Due to the complex nature of the production, Hold Me Down would take nearly three years to complete. Produced by The Collectif and More Media with support from IFP, the film was retroactively funded by The Swedish Film Institute and Sveriges Television (the national Swedish broadcaster) which included the film in its program "Moving Sweden". In order for the film to qualify for Swedish funding, post production was done in Stockholm with the participation of Swedish production company Bob Film Sweden, which assumed European rights to the film.

==Cast==
- Tianna Allen as Chastity
- Syrah and Serenity Harris as Fayth
- Tanisha Lambright as Nisha
- Anaya Ba as Nana
- Prince Combs as Prince
- Cheryl Juniaus as Chastity's mother
- Alexis Williams as Lilly
- Barbara Moore as Miss Ida
- Nicole Cochran Adams as Nik
- Miranda Collier as Silence
- Shavon Thomas as Cakes
- Mike Strickland as the MC
- Ralph Carter as the bouncer

==Production==
===Development===
Niclas Gillis first became aware of the issues that the film addresses when he moved to New York from his native Sweden in 2009, then 19 years of age. As one of the only white male students living on campus at the college he attended, he was invited by fellow residents to what he thought would be a regular house party in Harlem but that proved to be an illicit event similar to the one depicted in the film. After witnessing a young woman have sex with a man on the floor of a crowded room for single dollar bills, he was shocked and asked her if she was okay. She told him that she had a two-year-old daughter and that this was what she had to do to survive.

Jarred by what he witnessed and the understanding that her predicament was not unique, Gillis began to more seriously study U.S. history and its bearings on present-day socioeconomics. Upon realizing the scope of the problem - what he perceived to be gross societal inequities - and feeling that that "reality" had not been adequately documented, Gillis set out to make a film that he hoped would shed light on some of the struggles endured by women in poverty in the United States.

In January, 2014, Gillis revisited a similar event for the purpose of getting in touch with the women affected and begin the project. At a blacked-out barbershop in Queens that served as a brothel at night, Gillis met Unique Adams, a young woman then pregnant with her first child.

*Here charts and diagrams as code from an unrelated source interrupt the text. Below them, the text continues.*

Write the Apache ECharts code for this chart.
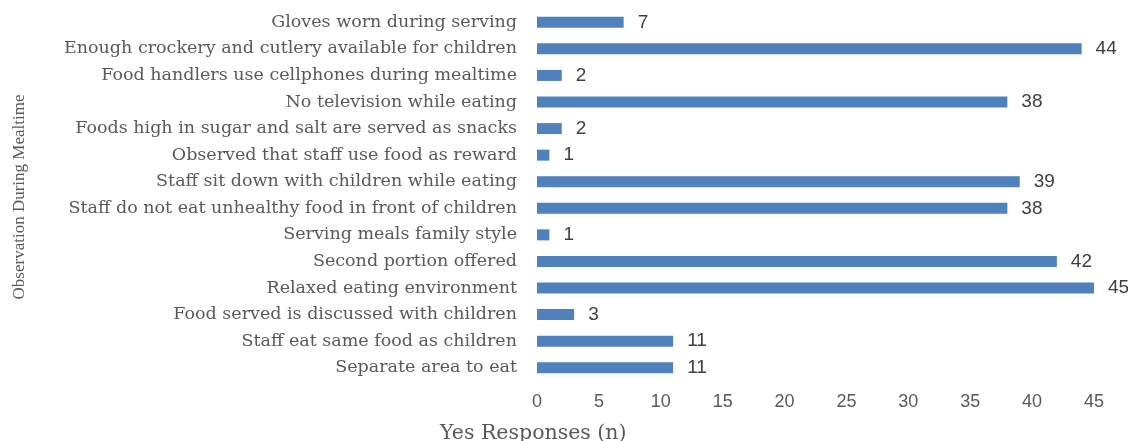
<!DOCTYPE html>
<html>
<head>
<meta charset="utf-8">
<script src="https://cdn.jsdelivr.net/npm/echarts@6/dist/echarts.min.js"></script>
<style>html,body{margin:0;padding:0;background:#fff;}#c{width:1128px;height:441px;}</style>
</head>
<body>
<div id="c"></div>
<script>
var categories = [
  "Gloves worn during serving",
  "Enough crockery and cutlery available for children",
  "Food handlers use cellphones during mealtime",
  "No television while eating",
  "Foods high in sugar and salt are served as snacks",
  "Observed that staff use food as reward",
  "Staff sit down with children while eating",
  "Staff do not eat unhealthy food in front of children",
  "Serving meals family style",
  "Second portion offered",
  "Relaxed eating environment",
  "Food served is discussed with children",
  "Staff eat same food as children",
  "Separate area to eat"
];
var values = [7, 44, 2, 38, 2, 1, 39, 38, 1, 42, 45, 3, 11, 11];
var xTicks = {min: 0, max: 45, interval: 5};
var yTitle = "Observation During Mealtime";
var xTitle = "Yes Responses (n)";

var chart = echarts.init(document.getElementById('c'));
chart.setOption({
  animation: false,
  backgroundColor: '#ffffff',
  grid: {left: 537, right: 34, top: 9, bottom: 60, containLabel: false},
  xAxis: {
    type: 'value', min: xTicks.min, max: xTicks.max, interval: xTicks.interval,
    axisLine: {show: false}, axisTick: {show: false}, splitLine: {show: false},
    axisLabel: {color: '#595959', fontFamily: 'Liberation Sans', fontSize: 18, margin: 12}
  },
  yAxis: {
    type: 'category', data: categories, inverse: true,
    axisLine: {show: false}, axisTick: {show: false},
    axisLabel: {color: '#595959', fontFamily: 'DejaVu Serif', fontSize: 17.5, margin: 20}
  },
  series: [{
    type: 'bar', data: values, barWidth: 11,
    itemStyle: {color: '#4F81BD'},
    label: {show: true, position: 'right', distance: 14, color: '#404040', fontFamily: 'Liberation Sans', fontSize: 19}
  }],
  graphic: [
    {type: 'text', left: 440, top: 423, style: {text: xTitle, font: '20.5px "DejaVu Serif"', fill: '#595959'}},
    {type: 'text', x: 20, y: 197, rotation: Math.PI / 2, style: {text: yTitle, font: '17px "Liberation Serif"', fill: '#595959', align: 'center', verticalAlign: 'middle'}}
  ]
});
</script>
</body>
</html>
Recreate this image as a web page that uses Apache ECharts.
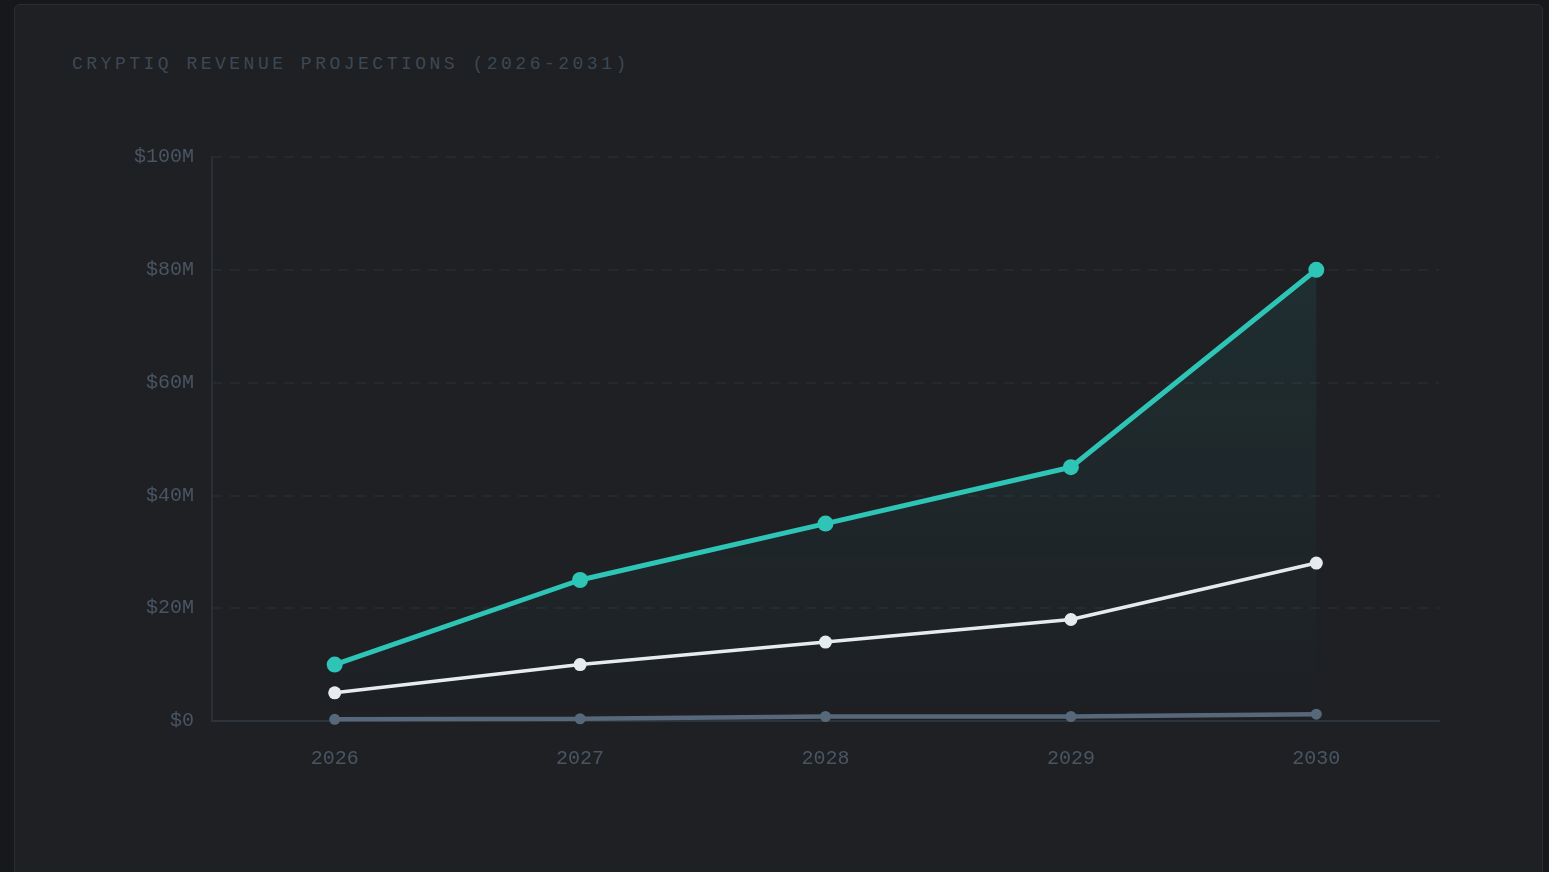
<!DOCTYPE html>
<html>
<head>
<meta charset="utf-8">
<script src="https://cdn.jsdelivr.net/npm/echarts@6/dist/echarts.min.js"></script>
<style>
html,body{margin:0;padding:0;width:1549px;height:872px;overflow:hidden;background:#16181b;}
#panel{position:absolute;left:14px;top:4px;width:1529px;height:900px;background:#1e2024;border:1px solid #2a2e33;border-radius:6px;box-sizing:border-box;}
#title{position:absolute;left:72px;top:53px;font-family:'Courier New','Nimbus Mono PS','FreeMono','Liberation Mono',monospace;font-size:18px;letter-spacing:3.5px;color:#3d4853;white-space:nowrap;line-height:22px;}
#chart{position:absolute;left:0;top:0;width:1549px;height:872px;}
</style>
</head>
<body>
<div id="panel"></div>
<div id="title">CRYPTIQ REVENUE PROJECTIONS (2026-2031)</div>
<div id="chart"></div>
<script>
const years = ['2026', '2027', '2028', '2029', '2030'];
const optimistic = [10, 25, 35, 45, 80];
const baseCase = [5, 10, 14, 18, 28];
const conservative = [0.3, 0.4, 0.8, 0.8, 1.2];
const yTicks = [0, 20, 40, 60, 80, 100];
const yTickLabels = ['$0', '$20M', '$40M', '$60M', '$80M', '$100M'];

const chart = echarts.init(document.getElementById('chart'), null, {renderer: 'canvas'});
const font = "'Courier New', 'Nimbus Mono PS', 'FreeMono', 'Liberation Mono', monospace";
chart.setOption({
  backgroundColor: 'transparent',
  animation: false,
  grid: {left: 212, right: 110, top: 157, bottom: 151, containLabel: false},
  xAxis: {
    type: 'category',
    data: years,
    boundaryGap: true,
    axisLine: {show: true, lineStyle: {color: '#2d333a', width: 2}},
    axisTick: {show: false},
    axisLabel: {color: '#4a5563', fontFamily: font, fontSize: 20, margin: 28},
    splitLine: {show: false}
  },
  yAxis: {
    type: 'value',
    min: 0, max: 100, interval: 20,
    axisLine: {show: true, lineStyle: {color: '#2a2f35', width: 2}},
    axisTick: {show: false},
    axisLabel: {
      color: '#4a5563', fontFamily: font, fontSize: 20, margin: 18,
      padding: [6, 0, 0, 0],
      formatter: v => yTickLabels[yTicks.indexOf(v)]
    },
    splitLine: {show: true, lineStyle: {color: '#292d32', type: [10, 8], width: 1.5}}
  },
  series: [
    {
      name: 'Conservative', type: 'line', data: conservative,
      symbol: 'circle', symbolSize: 11, showSymbol: true,
      lineStyle: {color: '#56687a', width: 4.5},
      itemStyle: {color: '#56687a'},
      z: 2
    },
    {
      name: 'Base', type: 'line', data: baseCase,
      symbol: 'circle', symbolSize: 13,
      lineStyle: {color: '#e8ecf0', width: 3.5},
      itemStyle: {color: '#e8ecf0'},
      z: 3
    },
    {
      name: 'Optimistic', type: 'line', data: optimistic,
      symbol: 'circle', symbolSize: 16,
      lineStyle: {color: '#2ec4b6', width: 5},
      itemStyle: {color: '#2ec4b6'},
      areaStyle: {
        color: new echarts.graphic.LinearGradient(0, 0, 0, 1, [
          {offset: 0, color: 'rgba(46,196,182,0.13)'},
          {offset: 1, color: 'rgba(46,196,182,0)'}
        ])
      },
      z: 4
    }
  ]
});
</script>
</body>
</html>
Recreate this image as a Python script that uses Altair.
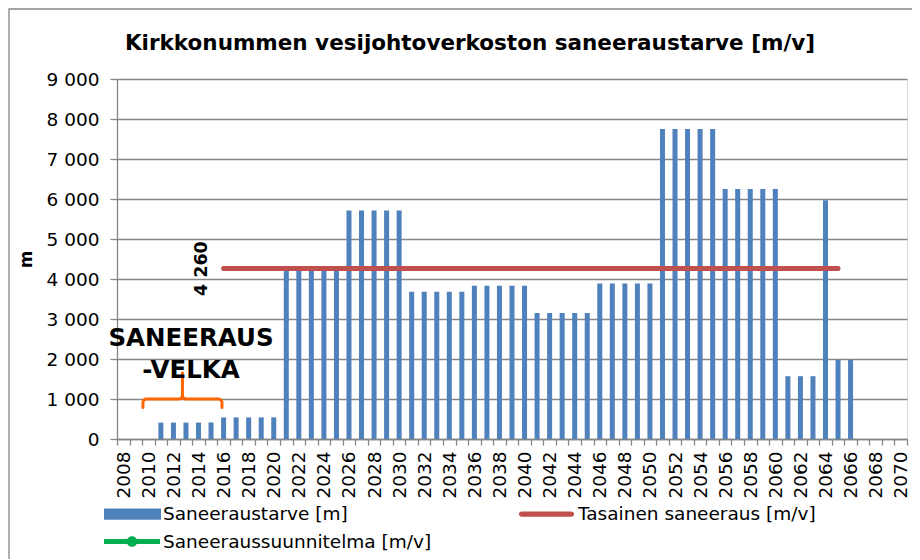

Over the course of the next several months, Gillis and Adams met regularly to talk about her life, the struggles that she faced, and what she hoped that the film would convey. She invited Gillis to the events she worked and taped dressing room conversations for him to study. Throughout the process of writing, Gillis would read aloud for Adams to confirm the authenticity of the depiction.

===Pre-Production===
When the screenplay was completed, Adams introduced Gillis to Prince Combs, a Bronx resident familiar to the "after-hours" circuit. Impressed by the authenticity of the screenplay and what he perceived to be an important subject, Combs came on board as Associate Producer in the summer of 2014 and would remain Gillis' closest collaborator for the next several years. Feeling that it would be important that each role be played by women who had real-life experience of the struggles depicted, Gillis, Combs and friends handed out 10,000 flyers in the streets of the Bronx, and put up hundreds of posters in the public housing projects in the area, advertising the castings. In Combs' studio, the two interviewed hundreds of women survivors of sexual abuse, violence, and prostitution. Over the course of nine months, the cast was assembled through the process of auditions, callbacks, screen tests, and rehearsals.

===Funding===
To go into production, Gillis raised 70,000 dollars through private sponsors (Michael Huffington, Jacqueline Gill, and Ruth and Hans Blixt), and 30,000 dollars via Kickstarter together with co-EP Lucy Bidwell, in addition to the 47,000 dollars that he personally borrowed and the 30,000 dollars that More Media lent to the production on the hope that the film would eventually be picked up by The Swedish Film Institute. Five months after filming, in January 2016, the institute together with Sveriges Television finally approved their application, including Hold Me Down in the 3% of films awarded the "Moving Sweden" grant. Post production was thus relocated to Sweden, where Gillis completed the film with the participation of Bob Film Sweden.

===Filming===
Hold Me Down was shot entirely on location in the South Bronx: in the Mott Haven housing projects, in a local Chinese restaurant, on the New York subway, and in an actual brothel. It was filmed on a RED Epic Dragon with anamorphic lenses from Panavision by DP Steve Annis, line produced by Joshua Martinez, over the course of six days. Gillis has described his approach to directing actors as being influenced by Elia Kazan and John Cassavetes, providing the actors with psychological instigators (rather than requesting specific expressions) that achieve more lifelike performances.

===Post Production===
Post production was done in Sweden throughout 2016. The score was composed by Jonas Söderman Bohlin and performed by renowned cellist Kati Raitinen. Sound design was done by Aleksander Karshikoff at Across the Alley and the grade by Ola Bäccman. Visual cleanup was done by William and Sebastian Rosso. The film was edited by Niclas Gillis. Before the end credits begin, it reads "To Unique".

==Release==
===Reception===
Following its world premiere at the Gothenburg International Film Festival, Hold Me Down has been universally lauded by critics, called "a powerful, powerful drama" by CNN. “Hands down near the very top of the list of the best films I've seen in 2018 and many other years as well”, Unseen Films; “I’ve seen a lot of short films in my 37 years, and I’m finding it difficult to recall one that was more emotionally affecting than Hold Me Down", Cultured Vulture; “Raw and teeming with social dialogue, Hold Me Down is a powerhouse short film that takes a sledgehammer to gender roles whilst never loosening its grip on the audience’s collar”, UK Film Review. Hold Me Down won the award for Best Short Film at Harlem International Film Festival, played on Sveriges Television (the national Swedish broadcaster), as well as SVT Play, and became a Vimeo Staff Pick following its online release in 2018.